One of my favorite examples is Hannah Fairfield’s Driving Safety in Fits and Starts in The New York Times two years ago. The data had to be collected, but was publicly available. The key part that made for the story, however, was finding explanations for the patterns that emerged (and also a very compelling visual representation).
Communicating the Insight
Given the insight, getting that across should be easy, right? Well, no. That’s the big mistake many academics make, and this is where you can see the most impressive work.
Perhaps my favorite example of that is Jonathan Corum’s whale/lunge feeding graphic (discussed in his phenomenal Tapestry talk last year). The data was collected by scientists, and they had already created a chart for a paper. Corum’s insight was to put something back into the graph that the scientists had left out: the depth the whale was diving to. Perhaps this was obvious to the scientists, but certainly not to the readers of The New York Times.
A more recent example was on the behavior of dogs in different settings. The data again came from a paper, which even included almost the exact same chart that was used in the NY Times piece. But only almost. The key differences are what turn a boring bar chart into an interesting, readable one: color, spacing, and some cute drawings. Enough for Kaiser Fung to use it as an argument that visualization can be worth paying for.

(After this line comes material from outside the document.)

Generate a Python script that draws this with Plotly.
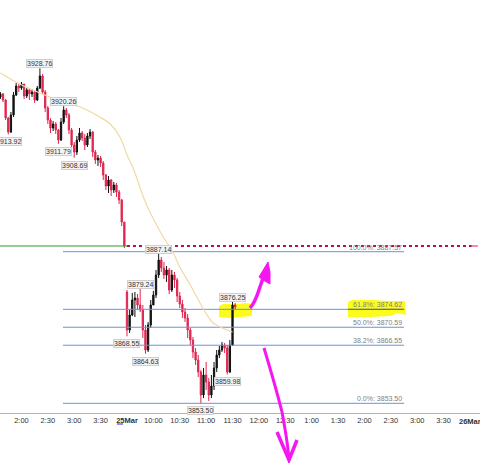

However, Greg McInerny argues that the NY Times version loses some important elements of the chart, namely the statistical significance of the differences. He also proposes some alternative designs that retain most of the stylistic improvements, while adding a bit more information.

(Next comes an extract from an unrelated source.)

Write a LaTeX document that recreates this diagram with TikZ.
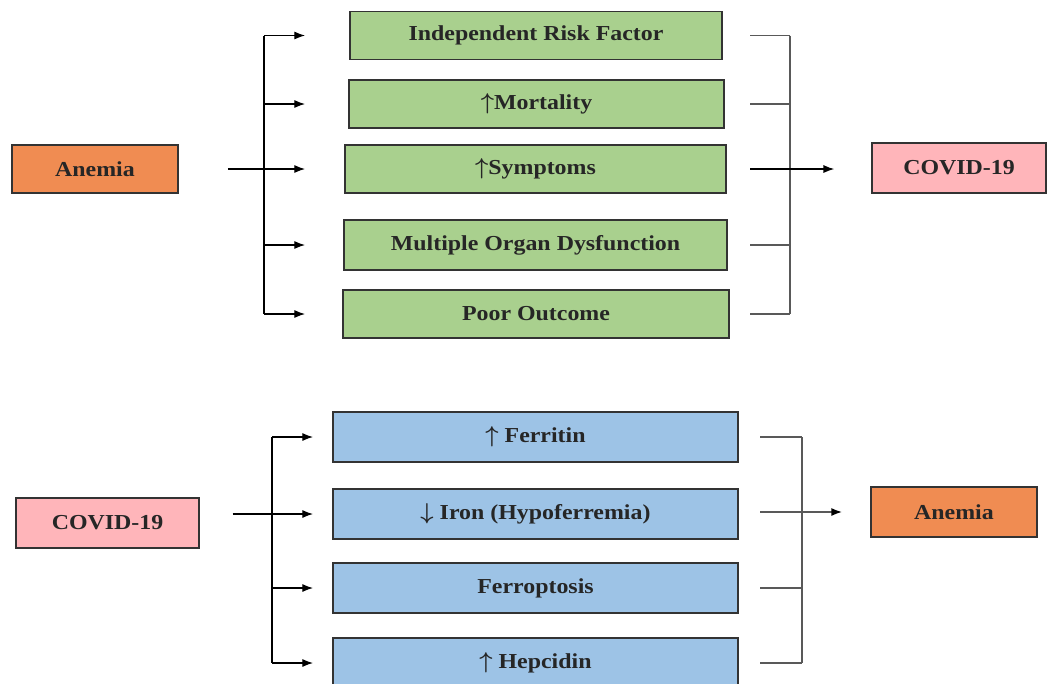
\documentclass[tikz,border=0pt]{standalone}
\usepackage{fontspec}
\setmainfont[FakeStretch=1.12]{Liberation Serif}
\usepackage{tikz}
\usetikzlibrary{positioning}
\usetikzlibrary{arrows.meta}

\definecolor{boxgreen}{RGB}{169,208,142}
\definecolor{boxblue}{RGB}{157,195,230}
\definecolor{boxorange}{RGB}{240,140,82}
\definecolor{boxpink}{RGB}{255,181,186}

\newcommand{\up}{{\boldmath$\uparrow$}}
\newcommand{\down}{{\boldmath$\downarrow$}}

\begin{document}
\begin{tikzpicture}[x=0.75pt, y=-0.75pt, >={Latex[length=8pt,width=6pt]},
    E/.style={draw=black!80, line width=1.3pt, rectangle, minimum height=36pt, inner sep=0pt,
        font=\bfseries\fontsize{16}{18}\selectfont, text=black!85},
    G/.style={E, fill=boxgreen},
    B/.style={E, fill=boxblue, minimum width=303.75pt, minimum height=37.5pt},
    A/.style={E, fill=boxorange, minimum width=124.5pt},
    C/.style={E, fill=boxpink},
    L/.style={black, line width=0.8pt},
    R/.style={black!65, line width=1.3pt}]
    \useasboundingbox (0,0) rectangle (1048,683);

    % anemia -> covid
    \node[A] (an0) at (95,169) {Anemia};
    \node[G, minimum width=279pt] (g0) at (536,35.5) {Independent Risk Factor};
    \node[G, minimum width=281pt] (g1) at (536.5,104) {\up Mortality};
    \node[G, minimum width=286pt] (g2) at (535.5,169) {\up Symptoms};
    \node[G, minimum width=287pt, minimum height=37.5pt] (g3) at (535.5,245) {Multiple Organ Dysfunction};
    \node[G, minimum width=289.5pt] (g4) at (536,314) {Poor Outcome};
    \node[C, minimum width=130.5pt, minimum height=37.5pt] (cv0) at (959,168) {COVID-19};

    \coordinate (s0) at (264,0);
    \coordinate (t0) at (305,0);
    \coordinate (r0) at (750,0);
    \coordinate (s1) at (790,0);

    \draw[L] (s0 |- g0) -- (s0 |- g4);
    \foreach \n in {g0,g1,g3,g4}
        \draw[L, ->] (s0 |- \n) -- (t0 |- \n);
    \draw[L, ->, shorten <=36.75pt] (an0) -- (t0 |- an0);

    \foreach \n in {g0,g1,g3,g4}
        \draw[R] (r0 |- \n) -- (s1 |- \n);
    \draw[R] (s1 |- g0) -- (s1 |- g4);
    \draw[L, ->, shorten >=27.75pt] (r0 |- g2) -- (cv0.west |- g2);

    % covid -> anemia
    \node[C, minimum width=137pt, minimum height=37.5pt] (cv1) at (107.5,523) {COVID-19};
    \node[B] (b0) at (535.5,437) {\up\ Ferritin};
    \node[B] (b1) at (535.5,514) {\down\ Iron (Hypoferremia)};
    \node[B] (b2) at (535.5,588) {Ferroptosis};
    \node[B] (b3) at (535.5,663) {\up\ Hepcidin};
    \node[A, minimum height=37.5pt] (an1) at (954,512) {Anemia};

    \coordinate (s2) at (272,0);
    \coordinate (t1) at (313,0);
    \coordinate (r1) at (760,0);
    \coordinate (s3) at (802,0);

    \draw[L] (s2 |- b0) -- (s2 |- b3);
    \foreach \n in {b0,b2,b3}
        \draw[L, ->] (s2 |- \n) -- (t1 |- \n);
    \draw[L, ->, shorten <=24.75pt] (cv1.east |- b1) -- (t1 |- b1);

    \foreach \n in {b0,b2,b3}
        \draw[R] (r1 |- \n) -- (s3 |- \n);
    \draw[R] (s3 |- b0) -- (s3 |- b3);
    \draw[R, -{Latex[length=8pt,width=6pt,black]}, shorten >=21pt] (r1 |- an1) -- (an1);
\end{tikzpicture}
\end{document}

Either way, the key part here is finding an interesting story like a gemstone, pulling it out of the surrounding material, and making it shine. It doesn’t always have to start from the raw data, though.

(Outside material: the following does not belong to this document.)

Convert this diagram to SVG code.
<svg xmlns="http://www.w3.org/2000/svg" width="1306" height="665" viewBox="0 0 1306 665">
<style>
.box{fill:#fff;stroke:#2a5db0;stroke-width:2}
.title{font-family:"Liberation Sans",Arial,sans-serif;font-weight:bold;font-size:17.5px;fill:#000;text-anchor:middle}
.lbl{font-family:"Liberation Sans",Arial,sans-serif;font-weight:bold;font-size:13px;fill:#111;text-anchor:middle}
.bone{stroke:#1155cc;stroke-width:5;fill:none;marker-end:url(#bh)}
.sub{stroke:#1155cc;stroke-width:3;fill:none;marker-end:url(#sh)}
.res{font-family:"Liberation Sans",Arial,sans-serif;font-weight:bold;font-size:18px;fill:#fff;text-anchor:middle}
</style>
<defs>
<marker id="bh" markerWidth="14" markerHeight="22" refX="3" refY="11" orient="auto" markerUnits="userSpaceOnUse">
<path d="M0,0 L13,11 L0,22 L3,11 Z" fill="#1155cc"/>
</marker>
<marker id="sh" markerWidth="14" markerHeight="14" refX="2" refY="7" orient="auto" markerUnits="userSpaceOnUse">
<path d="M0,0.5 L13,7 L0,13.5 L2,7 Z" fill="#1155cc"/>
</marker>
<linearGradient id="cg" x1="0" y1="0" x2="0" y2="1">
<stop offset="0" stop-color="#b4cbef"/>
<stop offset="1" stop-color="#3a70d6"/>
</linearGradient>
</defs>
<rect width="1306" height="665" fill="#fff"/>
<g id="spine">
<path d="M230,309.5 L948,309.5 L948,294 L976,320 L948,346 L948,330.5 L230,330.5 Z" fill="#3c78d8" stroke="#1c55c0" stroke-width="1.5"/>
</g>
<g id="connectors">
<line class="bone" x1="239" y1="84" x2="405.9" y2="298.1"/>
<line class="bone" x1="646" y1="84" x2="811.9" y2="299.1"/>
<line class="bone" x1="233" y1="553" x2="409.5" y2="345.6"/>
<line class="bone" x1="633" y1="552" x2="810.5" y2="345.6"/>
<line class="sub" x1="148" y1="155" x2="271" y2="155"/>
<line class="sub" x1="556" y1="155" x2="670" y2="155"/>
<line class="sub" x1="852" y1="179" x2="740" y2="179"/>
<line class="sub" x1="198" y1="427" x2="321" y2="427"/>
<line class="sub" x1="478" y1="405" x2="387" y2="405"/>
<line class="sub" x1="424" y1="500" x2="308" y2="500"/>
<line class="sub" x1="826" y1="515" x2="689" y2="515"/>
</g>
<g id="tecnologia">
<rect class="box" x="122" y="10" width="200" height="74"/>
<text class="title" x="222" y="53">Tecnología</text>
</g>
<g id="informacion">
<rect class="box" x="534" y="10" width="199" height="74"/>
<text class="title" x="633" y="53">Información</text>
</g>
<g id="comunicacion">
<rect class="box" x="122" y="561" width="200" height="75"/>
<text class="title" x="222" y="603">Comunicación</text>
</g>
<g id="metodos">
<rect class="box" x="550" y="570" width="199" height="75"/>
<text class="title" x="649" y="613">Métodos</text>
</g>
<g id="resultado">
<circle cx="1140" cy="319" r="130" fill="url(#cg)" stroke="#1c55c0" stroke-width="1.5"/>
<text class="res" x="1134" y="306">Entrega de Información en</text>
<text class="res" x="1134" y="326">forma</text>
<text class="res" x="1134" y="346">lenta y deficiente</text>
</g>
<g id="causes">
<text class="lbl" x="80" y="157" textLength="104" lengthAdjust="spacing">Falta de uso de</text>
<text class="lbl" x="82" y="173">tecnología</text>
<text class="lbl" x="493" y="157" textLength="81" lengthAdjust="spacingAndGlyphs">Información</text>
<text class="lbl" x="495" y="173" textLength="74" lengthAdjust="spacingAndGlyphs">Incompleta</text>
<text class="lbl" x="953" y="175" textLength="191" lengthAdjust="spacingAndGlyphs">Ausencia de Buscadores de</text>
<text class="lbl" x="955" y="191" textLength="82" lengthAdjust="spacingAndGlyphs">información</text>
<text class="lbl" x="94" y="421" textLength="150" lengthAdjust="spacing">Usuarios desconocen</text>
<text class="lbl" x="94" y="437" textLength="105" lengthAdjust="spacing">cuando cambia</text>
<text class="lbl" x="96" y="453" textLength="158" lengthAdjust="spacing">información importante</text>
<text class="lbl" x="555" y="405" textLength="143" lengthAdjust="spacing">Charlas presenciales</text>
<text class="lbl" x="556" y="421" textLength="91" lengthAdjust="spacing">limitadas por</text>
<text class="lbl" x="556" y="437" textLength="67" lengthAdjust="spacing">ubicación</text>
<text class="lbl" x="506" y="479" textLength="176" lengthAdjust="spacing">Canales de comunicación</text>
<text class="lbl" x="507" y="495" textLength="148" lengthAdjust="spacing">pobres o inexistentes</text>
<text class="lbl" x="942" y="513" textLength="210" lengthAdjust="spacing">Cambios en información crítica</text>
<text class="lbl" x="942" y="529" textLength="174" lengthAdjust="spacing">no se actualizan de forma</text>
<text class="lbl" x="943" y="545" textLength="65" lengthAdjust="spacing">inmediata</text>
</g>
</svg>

What Makes A Data Journalist?
All these examples are pieces of data journalism. Not all involve visualization. Not all entailed digging for data. Not all even require finding the insight yourself.
What data journalism requires, then, is a broad mix of skills and instincts. Not all are necessarily needed in all cases. But you never know which ones a story will require. Many of the technical and math skills are still rather unusual among the people typically working in journalism. That makes this new direction so interesting but also so problematic: how do we know if we can trust the work produced? Alberto Cairo is skeptical, and wants data journalism to up its standards.
But in a way, data journalism is the logical extension of what journalism has been all along: collecting facts and data, understanding the implications, finding the story, and reporting it. The tools and materials are changing. But soon, all journalism will be data journalism in one form or another.
One response to “What is Data Journalism?”
Good article, but it didn’t quite solve the question.
Alex Graul tweeted yesterday (https://twitter.com/alexgraul/status/494112383522971649) that “this is what real data journalism looks like” referring to this New York Times article (http://atwar.blogs.nytimes.com/2014/07/24/in-ukraine-spent-cartridges-offer-clues-to-violence-fueled-by-soviet-surplus) where journalists collected and analyzed samples of cartridges used in Ukraine combats.
I greatly appreciate the collection of primary data. Original data journalism can come out of it, and you hint at it in the middle of your blog post. I wonder though at which point we enter “data journalism” territory. This sample (less than 80 cartridges) seems quite small and inconclusive, as the author repeats several times. The analysis is barely numerical. Is it the size of the data set what will make an article “data journalism”? Is it the analytical methods applied to any data set?
At the other extreme, there is a call for rigorous methods of data analysis. I’m all for rigor, but we can’t hold data journalism to the standards of scientific research. The scientific journals already exist and they are read by a tiny audience, require massive resources, and often produce arcane findings. It seems to me that we need to be more lenient with journalism, not to expect the highest standards of data and statistical analysis.
In short, a definition of data journalism needs to say what is enough and what is too much to qualify.